From celebrated actress Konkona Sensharma, making her directorial debut, comes an Indian drama that’s a poignant and surprisingly powerful condemnation of the disturbing and destructive effects of emotional abuse that siblings and parents can unwittingly inflict on their own family members. 

Set in 1979, an extended family of brothers and their spouses gather to spend New Year’s with their aunt and uncle at their ancestral home among the decaying remains of the former Anglo-Indian settlement of McCluskiegunj in the jungle forest of Jharkhand north east India.

The film is based on Sensharma’s own childhood experiences and loosely based on her father’s short story ‘Death in McCluskie Gunj’, which was more of a supernatural thriller and fictionalized retelling of an actual incident involving a séance that took place at his parents vacation home.

As is often the case with large extended families, there’s plenty of aggressive peer pressure and boisterous playful teasing among the older siblings who all want to prove their male dominance. But one young nephew, Shutu (Vikrant Massey), a university student, seems to be less so inclined. He’s a withdrawn introvert and more of a sensitive artistic soul who is always the butt of everyone’s jokes and pranks. 

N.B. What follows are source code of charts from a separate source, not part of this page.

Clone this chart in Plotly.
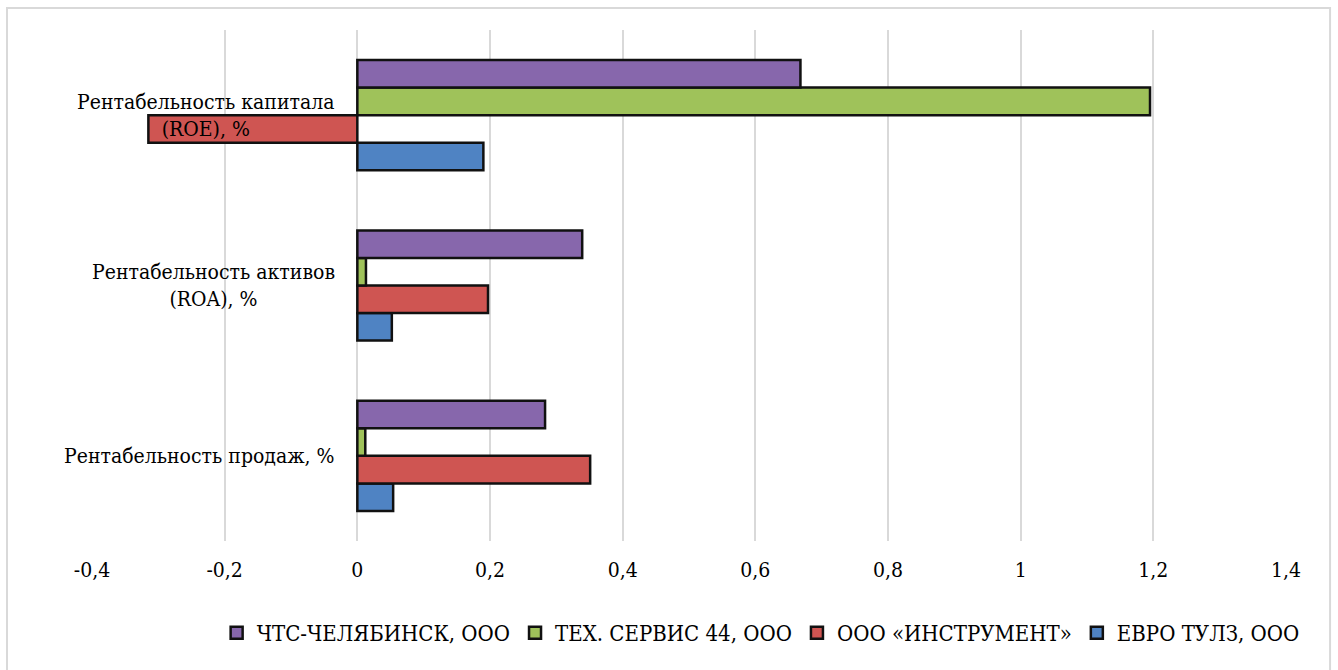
import plotly.graph_objects as go

# Profitability indicators (bottom to top on the chart)
categories = [
    "Рентабельность продаж, %",
    "Рентабельность активов<br>(ROA), %",
    "Рентабельность капитала<br>(ROE), %",
]

# Companies, listed in the order they are stacked inside a group (bottom first)
companies = ["ЕВРО ТУЛЗ, ООО", "ООО «ИНСТРУМЕНТ»", "ТЕХ. СЕРВИС 44, ООО", "ЧТС-ЧЕЛЯБИНСК, ООО"]
evro_tulz = [0.054, 0.052, 0.19]
instrument = [0.351, 0.197, -0.315]
teh_servis = [0.012, 0.013, 1.195]
chts = [0.283, 0.339, 0.668]
series = [evro_tulz, instrument, teh_servis, chts]
colors = ["#4f83c3", "#cf5552", "#9fc25a", "#8767ac"]

tick_vals = [-0.4, -0.2, 0, 0.2, 0.4, 0.6, 0.8, 1.0, 1.2, 1.4]
tick_text = ["-0,4", "-0,2", "0", "0,2", "0,4", "0,6", "0,8", "1", "1,2", "1,4"]

FONT = "DejaVu Serif Condensed, DejaVu Serif"

fig = go.Figure()
for name, vals, col in zip(companies, series, colors):
    fig.add_trace(go.Bar(
        y=categories, x=vals, name=name, orientation="h",
        marker=dict(color=col, line=dict(color="#111111", width=2.5)),
    ))

# Category labels sit next to the zero axis, centred line by line
for cat in categories:
    fig.add_annotation(
        x=0, y=cat, xref="x", yref="y", text=cat, showarrow=False,
        xanchor="right", xshift=-20, align="center",
        font=dict(family=FONT, size=21, color="#000000"),
    )

# Light frame around the whole chart
fig.add_shape(type="rect", xref="paper", yref="paper",
              x0=-0.0712, x1=1.0369, y0=-0.26, y1=1.043,
              line=dict(color="#d9d9d9", width=2), fillcolor="rgba(0,0,0,0)", layer="below")

fig.update_layout(
    width=1338, height=670,
    margin=dict(l=92, r=52, t=30, b=129),
    paper_bgcolor="white", plot_bgcolor="white",
    barmode="group", bargap=0.353, bargroupgap=0,
    font=dict(family=FONT, size=21, color="#000000"),
    showlegend=True,
    legend=dict(orientation="h", traceorder="reversed",
                x=0.56, xanchor="center", y=-0.18, yanchor="middle",
                font=dict(family=FONT, size=22, color="#000000"),
                itemwidth=30),
    xaxis=dict(range=[-0.4, 1.4], tickvals=tick_vals, ticktext=tick_text,
               showgrid=True, gridcolor="#d9d9d9", gridwidth=2,
               zeroline=False, showline=False, ticks="", ticklabelstandoff=14,
               tickfont=dict(family=FONT, size=21)),
    yaxis=dict(showticklabels=False, showgrid=False, zeroline=False, showline=False,
               ticks=""),
)

fig.write_html("out.html")
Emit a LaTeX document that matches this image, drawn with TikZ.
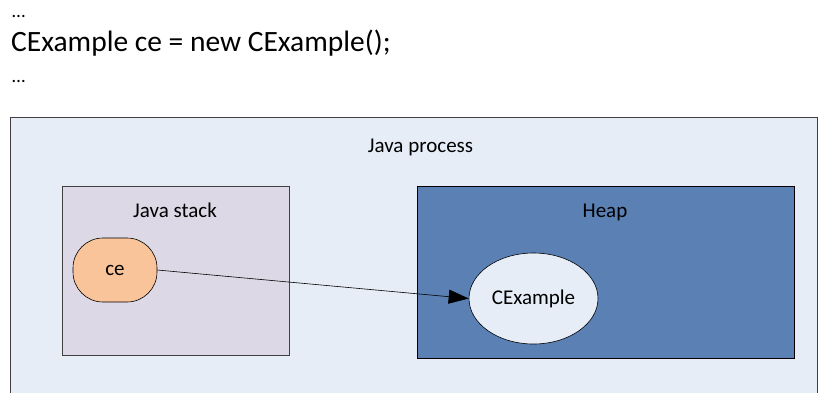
\documentclass[tikz,border=0pt]{standalone}
\usepackage{fontspec}
\setmainfont{Carlito}
\usetikzlibrary{shapes.geometric,arrows.meta}
\definecolor{procfill}{HTML}{E6EDF7}
\definecolor{stackfill}{HTML}{DDD8E5}
\definecolor{heapfill}{HTML}{5A80B4}
\definecolor{reffill}{HTML}{F9C499}
\definecolor{edge}{HTML}{404040}
\tikzset{
  area/.style={draw=edge, line width=0.8pt, anchor=north west, inner sep=0pt},
  caption/.style={font=\fontsize{21}{24}\selectfont, inner sep=0pt, anchor=base},
  ref/.style={draw=black, fill=reffill, line width=0.6pt, rounded corners=30pt,
    minimum width=84pt, minimum height=64pt, font=\fontsize{21}{24}\selectfont},
  object/.style={ellipse, draw=black, fill=procfill, line width=0.6pt, inner sep=0pt,
    minimum width=129pt, minimum height=91pt, font=\fontsize{21}{24}\selectfont},
}
\begin{document}
\begin{tikzpicture}[x=1pt,y=-1pt]
    \useasboundingbox (0,0) rectangle (821,392);
    \clip (0,0) rectangle (821,392);
    % code snippet
    \node[caption, font=\fontsize{19}{22}\selectfont, anchor=base west] (dots1) at (12,17) {\ldots};
    \node[font=\fontsize{29.5}{32}\selectfont, inner sep=0pt, anchor=base west] (code) at (11,51) {CExample ce = new CExample();};
    \node[caption, font=\fontsize{19}{22}\selectfont, anchor=base west] (dots2) at (12,82) {\ldots};
    % memory areas
    \node[area, fill=procfill, minimum width=807pt, minimum height=300pt] (proc) at (10,117) {};
    \node[caption] (proclabel) at (420.5,152) {Java process};
    \node[area, fill=stackfill, minimum width=227pt, minimum height=169pt] (stack) at (62,186) {};
    \node[caption] (stacklabel) at (175,217) {Java stack};
    \node[area, draw=black, fill=heapfill, minimum width=377pt, minimum height=172pt] (heap) at (417,186) {};
    \node[caption] (heaplabel) at (605,217) {Heap};
    % reference and object
    \node[ref] (ce) at (115,270) {ce};
    \node[object] (obj) at (533.5,298.5) {CExample};
    \draw[line width=0.6pt, -{Triangle[length=20pt,width=14pt]}] (ce.east) -- (obj.west);
\end{tikzpicture}
\end{document}
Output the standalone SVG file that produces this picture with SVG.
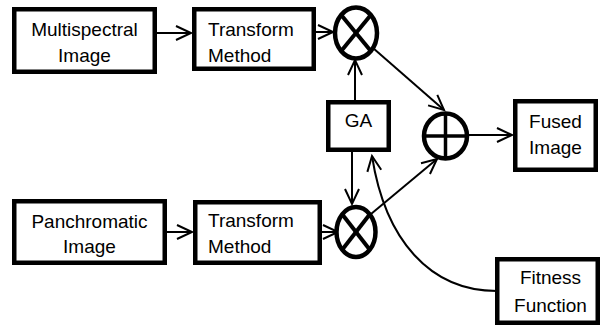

It’s clear he doesn’t fit in with the family, there’s a childlike innocence about him that no one seems to appreciate except Tani, the eight year old daughter of his uncle Nandu. Treated with disdain as a poor relative, he’s an outsider looking in and feels left out but wants desperately to be accepted as an equal member of the family. 

Relentlessly harassed by his cruel uncles, sent on trivial errands by his aunt and used as a babysitter, Shutu’s self-worth is eventually whittled away to nothing, setting the stage for the inevitable tragic consequences.

The abandoned ruins of bungalows in the lush Gunj forest make for a moody and ominous setting that seem inviting and beautiful enough on the outside, but where darker unsuspecting dangers may lurk.

Circumstances conspire that put Shutu in a more adult sexual situation, and he naively falls for a girl who’s toying with his feelings. When he realizes that he’s been taken advantage of yet again, the humiliation and realization that he will never be what others expect of him, lead to a tragic outcome.

This is not a Bollywood musical melodrama. A Death in the Gunj is very much in keeping with the tenets of a socially conscious realism style of cinema in the tradition of legendary Bengali filmmaker Satyajit Ray’s social realist dramas.

A Death in the Gunj re-creates perfectly the attitudes, fashion and visual design of late 70s India. Sensharma is also able to effectively create the social and class dynamics of a large upper-middle class Indian family with an excellent ensemble cast that will resonate with South Asian as well as international audiences. 

A Death in the Gunj played in Toronto at TIFF16 this September and will open the Mumbai Film Festival October 21, 2016.